Futures Now

Whoops! Bonds get jobs wrong at the last minute

Tim Boyle | Bloomberg | Getty Images

The surprisingly positive October jobs data that was released at 8:30 a.m. EST hurt the bond market, but it must have been especially painful for those who bought bond futures seconds ahead of the report. At 8:29 a.m. EST, five-year note futures soared to a nearly five-month high—before losing all those gains, and then some, to hit a three-week low. Ten-year note futures similarly moved much higher before dropping.

The move was so powerful that it led the CME, the exchange on which Treasury futures trade, to automatically pause trading. CME Group told CNBC.com that a "velocity logic event" was triggered, meaning that the market was automatically paused because of an extreme move. Not only was the five-year Treasury note paused, but the 30-year Treasury bond and the 30-year Ultra Treasury bond were paused as well. The 30-year was paused first, starting at 8:29:57 a.m. EST and ending at 8:30:02. The five-year note pause began at 8:30:01, and ended at 8:30:06.

The 204,000 jobs created in October, which was well above expectations, fostered perceptions that the Federal Reserve will reduce its $85 billion monthly bond-buying program earlier than it otherwise would have. As a result, bond prices dropped, and Treasury yields rose.

But at literally the last minute before the report was released, five-year note futures advanced to the highest intraday level since June 19.

Interestingly, the move was not the result of one massive buy order.

"It was lots and lots of trades," noted Eric Hunsader of Nanex.

Jim Iuorio of TJM Institutional Services admitted that if the last-minute move took the market in the right direction, he would be suspicious.

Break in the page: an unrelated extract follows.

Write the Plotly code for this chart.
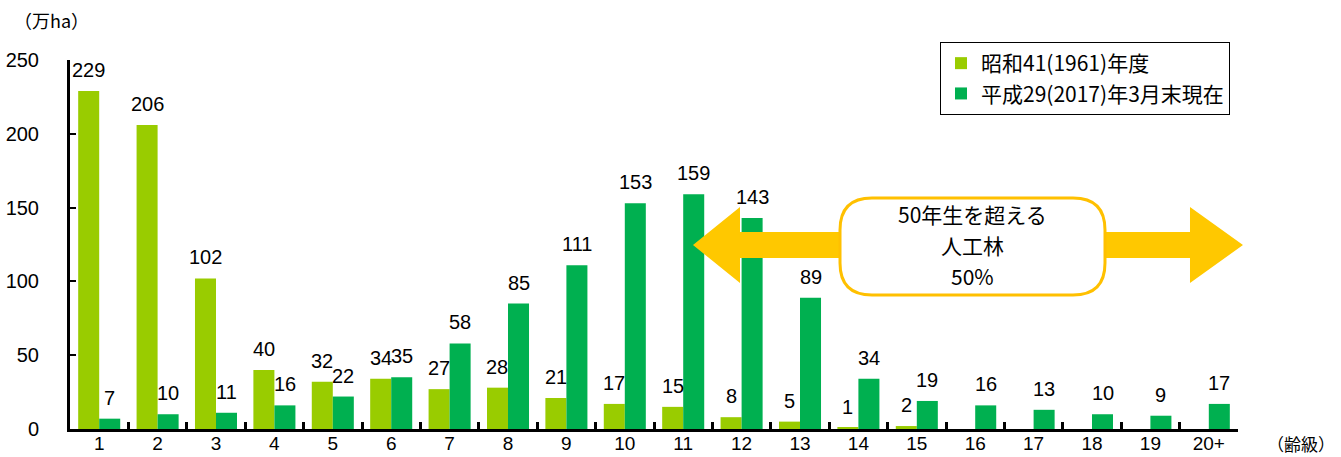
import plotly.graph_objects as go

categories = ["1","2","3","4","5","6","7","8","9","10","11","12","13","14","15","16","17","18","19","20+"]
s1_name = "昭和41(1961)年度"
s2_name = "平成29(2017)年3月末現在"
s1_values = [229,206,102,40,32,34,27,28,21,17,15,8,5,1,2,0,0,0,0,0]
s2_values = [7,10,11,16,22,35,58,85,111,153,159,143,89,34,19,16,13,10,9,17]
y_ticks = [0,50,100,150,200,250]

FONT = "Noto Sans CJK JP"
NUMFONT = "Liberation Sans"
W, H = 1341, 457
L, R, T, B = 70, 103, 60, 28
PW, PH = W - L - R, H - T - B
BARGAP = 0.28
bar_px = PW / len(categories) * (1 - BARGAP) / 2

def px(x):
    return (x - L) / PW

def py(y):
    return (H - B - y) / PH

fig = go.Figure()
fig.add_trace(go.Bar(x=categories, y=s1_values, name=s1_name, marker_color="#99CC00",
                     marker_line=dict(width=0)))
fig.add_trace(go.Bar(x=categories, y=s2_values, name=s2_name, marker_color="#00B050",
                     marker_line=dict(width=0)))

annotations = []
for vals, sh in ((s1_values, -bar_px / 2), (s2_values, bar_px / 2)):
    for i, v in enumerate(vals):
        if v > 0:
            annotations.append(dict(x=i, y=v, xref="x", yref="y", text=str(v),
                                    showarrow=False, xshift=sh, yanchor="bottom", yshift=8,
                                    font=dict(size=20, color="black", family=NUMFONT)))

# double arrow
pts = [(693,245),(740,207),(740,232),(1190,232),(1190,207),(1243,245),
       (1190,283),(1190,258),(740,258),(740,283)]
path = "M " + " L ".join(f"{px(a):.5f},{py(b):.5f}" for a, b in pts) + " Z"
shapes = [dict(type="path", xref="paper", yref="paper", path=path,
               fillcolor="#FFC800", line=dict(width=0), layer="above")]

# rounded box
x0, x1, y0, y1, r = 840, 1105, 198, 295, 32
def P(a, b):
    return f"{px(a):.5f},{py(b):.5f}"
box = (f"M {P(x0+r,y0)} L {P(x1-r,y0)} Q {P(x1,y0)} {P(x1,y0+r)} "
       f"L {P(x1,y1-r)} Q {P(x1,y1)} {P(x1-r,y1)} L {P(x0+r,y1)} "
       f"Q {P(x0,y1)} {P(x0,y1-r)} L {P(x0,y0+r)} Q {P(x0,y0)} {P(x0+r,y0)} Z")
shapes.append(dict(type="path", xref="paper", yref="paper", path=box,
                   fillcolor="white", line=dict(color="#FFC000", width=3), layer="above"))

for txt, yy in (("50年生を超える", 214), ("人工林", 245), ("50%", 276)):
    annotations.append(dict(xref="paper", yref="paper", x=px(972), y=py(yy),
                            xanchor="center", yanchor="middle", showarrow=False, text=txt,
                            font=dict(size=21, color="black", family=FONT)))

annotations += [
    dict(xref="paper", yref="paper", x=px(12), y=py(20), xanchor="left", yanchor="middle",
         showarrow=False, text="（万ha）", font=dict(size=18, color="black", family=FONT)),
    dict(xref="paper", yref="paper", x=px(1337), y=py(443), xanchor="right", yanchor="middle",
         showarrow=False, text="（齢級）", font=dict(size=17, color="black", family=FONT)),
]

fig.update_layout(
    width=W, height=H, margin=dict(l=L, r=R, t=T, b=B),
    paper_bgcolor="white", plot_bgcolor="white",
    barmode="group", bargap=BARGAP, bargroupgap=0,
    font=dict(family=FONT, size=20, color="black"),
    showlegend=True,
    legend=dict(x=px(940), y=py(42), xanchor="left", yanchor="top",
                bgcolor="white", bordercolor="black", borderwidth=1,
                font=dict(size=21, family=FONT), itemwidth=30, tracegroupgap=0),
    shapes=shapes, annotations=annotations,
)
fig.update_xaxes(type="category", showline=True, linecolor="black", linewidth=3,
                 ticks="inside", tickson="boundaries", ticklen=7, tickwidth=3,
                 tickcolor="black", showgrid=False, automargin=False,
                 ticklabelstandoff=-5,
                 tickfont=dict(size=19, family=NUMFONT))
fig.update_yaxes(range=[0, 250], tickvals=y_ticks, showline=True, linecolor="black",
                 linewidth=3, ticks="inside", ticklen=6, tickwidth=2, tickcolor="black",
                 showgrid=False, zeroline=False, automargin=False,
                 ticklabelstandoff=24, tickfont=dict(size=20, family=NUMFONT))

fig.write_html("out.html")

"My first thought is that someone had the number, but that was clearly not the case in that instance," Iuorio said. "It was probably someone covering a position right before the print."

But Brian Stutland of Stutland Volatility Group still says the move was most likely an instant reaction to the unemployment rate. Pointing out that the rate rose to 7.3 percent from 7.2 percent even as a large number of jobs were created, he says the move smacks of an algorithm-based trade gone wrong.

"All code is written based on if/then statements," Stutland said. "This one probably said, 'If unemployment is greater than 7.2 percent, then buy bonds. And if NFP comes in less than estimates, then buy bonds. Otherwise, sell bonds.' Clearly, somebody got the number early, and they probably got unemployment first."

If one was just looking at unemployment, then one would have assumed that job growth was weak, which would have be good for bonds.

"I'm assuming when the print came out at 7.3, their algo model just triggered a 'buy bonds' order," Stutland said.

After all, Stutland reasons, "It's crazy that there were a flurry of trades as the number is coming out. The only way that can happen is if people are trading before the number."